##### Provided records #####
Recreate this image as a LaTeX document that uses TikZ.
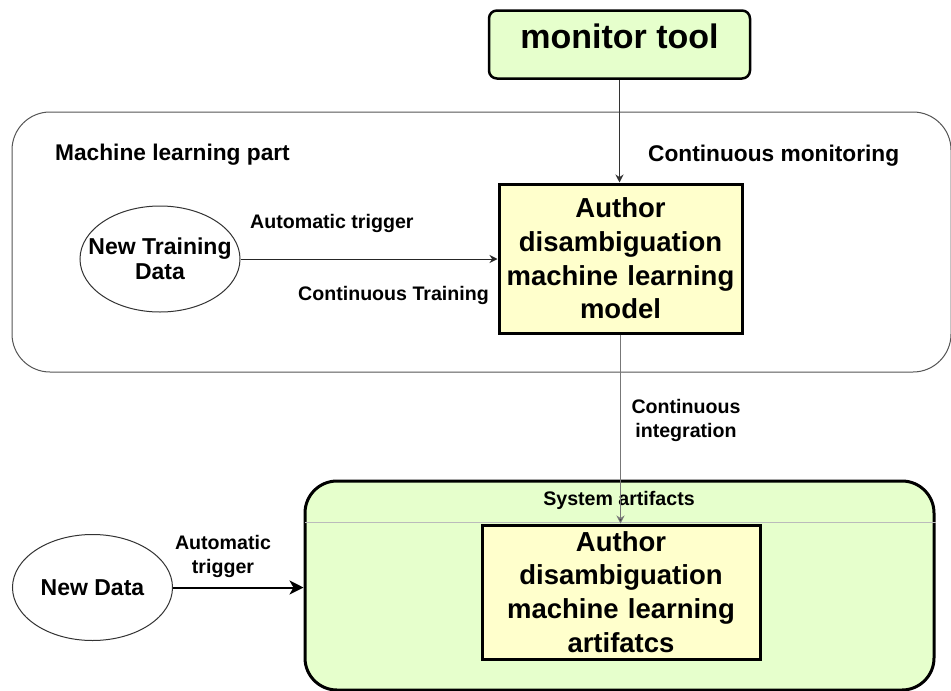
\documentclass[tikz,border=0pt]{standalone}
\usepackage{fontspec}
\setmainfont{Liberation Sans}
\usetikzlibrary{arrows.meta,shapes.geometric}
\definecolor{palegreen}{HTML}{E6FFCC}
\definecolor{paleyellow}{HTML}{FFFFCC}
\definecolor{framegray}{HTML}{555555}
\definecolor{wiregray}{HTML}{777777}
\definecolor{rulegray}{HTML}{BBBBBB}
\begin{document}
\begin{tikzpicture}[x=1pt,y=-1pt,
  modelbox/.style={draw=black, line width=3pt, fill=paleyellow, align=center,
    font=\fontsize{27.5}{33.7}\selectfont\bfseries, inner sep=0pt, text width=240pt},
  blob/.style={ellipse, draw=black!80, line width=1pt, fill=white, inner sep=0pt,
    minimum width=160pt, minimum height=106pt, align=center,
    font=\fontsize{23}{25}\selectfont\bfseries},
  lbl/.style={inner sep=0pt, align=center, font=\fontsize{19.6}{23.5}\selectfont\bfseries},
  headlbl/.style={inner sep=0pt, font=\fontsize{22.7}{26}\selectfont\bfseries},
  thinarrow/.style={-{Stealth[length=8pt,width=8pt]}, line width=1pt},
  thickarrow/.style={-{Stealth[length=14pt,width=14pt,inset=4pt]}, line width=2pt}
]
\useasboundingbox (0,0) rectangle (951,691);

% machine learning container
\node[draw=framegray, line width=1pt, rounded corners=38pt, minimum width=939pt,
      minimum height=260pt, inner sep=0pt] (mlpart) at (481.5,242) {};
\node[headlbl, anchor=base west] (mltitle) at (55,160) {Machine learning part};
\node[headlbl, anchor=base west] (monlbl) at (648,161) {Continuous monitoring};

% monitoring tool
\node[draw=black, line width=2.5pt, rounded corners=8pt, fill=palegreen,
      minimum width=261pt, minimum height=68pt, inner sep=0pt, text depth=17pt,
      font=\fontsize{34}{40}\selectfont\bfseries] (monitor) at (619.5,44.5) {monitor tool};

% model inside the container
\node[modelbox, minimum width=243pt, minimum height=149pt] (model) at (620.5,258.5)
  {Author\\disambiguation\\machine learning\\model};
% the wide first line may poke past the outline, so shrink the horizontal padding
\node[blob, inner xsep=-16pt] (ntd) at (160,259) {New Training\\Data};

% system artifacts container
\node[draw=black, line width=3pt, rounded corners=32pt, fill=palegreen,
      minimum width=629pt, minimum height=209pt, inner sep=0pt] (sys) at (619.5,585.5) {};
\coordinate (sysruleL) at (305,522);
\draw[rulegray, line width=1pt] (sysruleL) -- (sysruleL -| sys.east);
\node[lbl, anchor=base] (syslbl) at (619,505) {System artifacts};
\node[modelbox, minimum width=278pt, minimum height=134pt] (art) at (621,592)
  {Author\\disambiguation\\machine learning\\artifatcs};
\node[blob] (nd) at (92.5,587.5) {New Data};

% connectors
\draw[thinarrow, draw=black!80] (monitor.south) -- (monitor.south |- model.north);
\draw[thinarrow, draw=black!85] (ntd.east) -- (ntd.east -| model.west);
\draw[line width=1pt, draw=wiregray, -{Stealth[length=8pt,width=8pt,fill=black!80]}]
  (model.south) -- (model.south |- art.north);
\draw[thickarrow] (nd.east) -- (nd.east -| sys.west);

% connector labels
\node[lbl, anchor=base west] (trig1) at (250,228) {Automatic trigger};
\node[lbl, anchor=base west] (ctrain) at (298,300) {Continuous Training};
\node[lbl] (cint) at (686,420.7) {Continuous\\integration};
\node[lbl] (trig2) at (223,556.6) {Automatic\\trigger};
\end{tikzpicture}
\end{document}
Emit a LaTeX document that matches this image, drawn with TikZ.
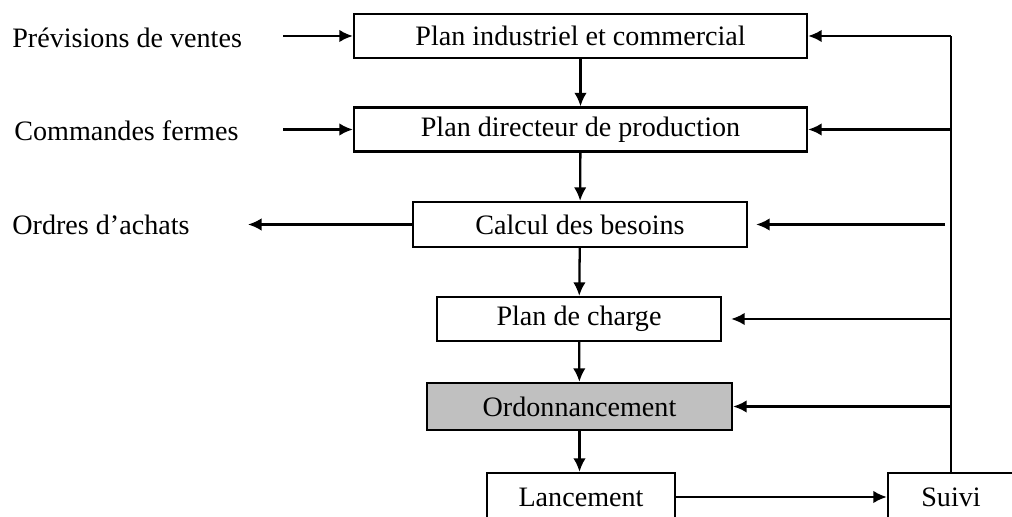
#####
Short exercise: Leaving the pictures aside, transcribe the entire listing exactly.

Full solution:
Recreate this image as a LaTeX document that uses TikZ.
\documentclass[tikz,border=0pt]{standalone}
\usepackage{fontspec}
\setmainfont{Liberation Sans}
\usetikzlibrary{arrows.meta,shapes.geometric}
\definecolor{palegreen}{HTML}{E6FFCC}
\definecolor{paleyellow}{HTML}{FFFFCC}
\definecolor{framegray}{HTML}{555555}
\definecolor{wiregray}{HTML}{777777}
\definecolor{rulegray}{HTML}{BBBBBB}
\begin{document}
\begin{tikzpicture}[x=1pt,y=-1pt,
  modelbox/.style={draw=black, line width=3pt, fill=paleyellow, align=center,
    font=\fontsize{27.5}{33.7}\selectfont\bfseries, inner sep=0pt, text width=240pt},
  blob/.style={ellipse, draw=black!80, line width=1pt, fill=white, inner sep=0pt,
    minimum width=160pt, minimum height=106pt, align=center,
    font=\fontsize{23}{25}\selectfont\bfseries},
  lbl/.style={inner sep=0pt, align=center, font=\fontsize{19.6}{23.5}\selectfont\bfseries},
  headlbl/.style={inner sep=0pt, font=\fontsize{22.7}{26}\selectfont\bfseries},
  thinarrow/.style={-{Stealth[length=8pt,width=8pt]}, line width=1pt},
  thickarrow/.style={-{Stealth[length=14pt,width=14pt,inset=4pt]}, line width=2pt}
]
\useasboundingbox (0,0) rectangle (951,691);

% machine learning container
\node[draw=framegray, line width=1pt, rounded corners=38pt, minimum width=939pt,
      minimum height=260pt, inner sep=0pt] (mlpart) at (481.5,242) {};
\node[headlbl, anchor=base west] (mltitle) at (55,160) {Machine learning part};
\node[headlbl, anchor=base west] (monlbl) at (648,161) {Continuous monitoring};

% monitoring tool
\node[draw=black, line width=2.5pt, rounded corners=8pt, fill=palegreen,
      minimum width=261pt, minimum height=68pt, inner sep=0pt, text depth=17pt,
      font=\fontsize{34}{40}\selectfont\bfseries] (monitor) at (619.5,44.5) {monitor tool};

% model inside the container
\node[modelbox, minimum width=243pt, minimum height=149pt] (model) at (620.5,258.5)
  {Author\\disambiguation\\machine learning\\model};
% the wide first line may poke past the outline, so shrink the horizontal padding
\node[blob, inner xsep=-16pt] (ntd) at (160,259) {New Training\\Data};

% system artifacts container
\node[draw=black, line width=3pt, rounded corners=32pt, fill=palegreen,
      minimum width=629pt, minimum height=209pt, inner sep=0pt] (sys) at (619.5,585.5) {};
\coordinate (sysruleL) at (305,522);
\draw[rulegray, line width=1pt] (sysruleL) -- (sysruleL -| sys.east);
\node[lbl, anchor=base] (syslbl) at (619,505) {System artifacts};
\node[modelbox, minimum width=278pt, minimum height=134pt] (art) at (621,592)
  {Author\\disambiguation\\machine learning\\artifatcs};
\node[blob] (nd) at (92.5,587.5) {New Data};

% connectors
\draw[thinarrow, draw=black!80] (monitor.south) -- (monitor.south |- model.north);
\draw[thinarrow, draw=black!85] (ntd.east) -- (ntd.east -| model.west);
\draw[line width=1pt, draw=wiregray, -{Stealth[length=8pt,width=8pt,fill=black!80]}]
  (model.south) -- (model.south |- art.north);
\draw[thickarrow] (nd.east) -- (nd.east -| sys.west);

% connector labels
\node[lbl, anchor=base west] (trig1) at (250,228) {Automatic trigger};
\node[lbl, anchor=base west] (ctrain) at (298,300) {Continuous Training};
\node[lbl] (cint) at (686,420.7) {Continuous\\integration};
\node[lbl] (trig2) at (223,556.6) {Automatic\\trigger};
\end{tikzpicture}
\end{document}
Emit a LaTeX document that matches this image, drawn with TikZ.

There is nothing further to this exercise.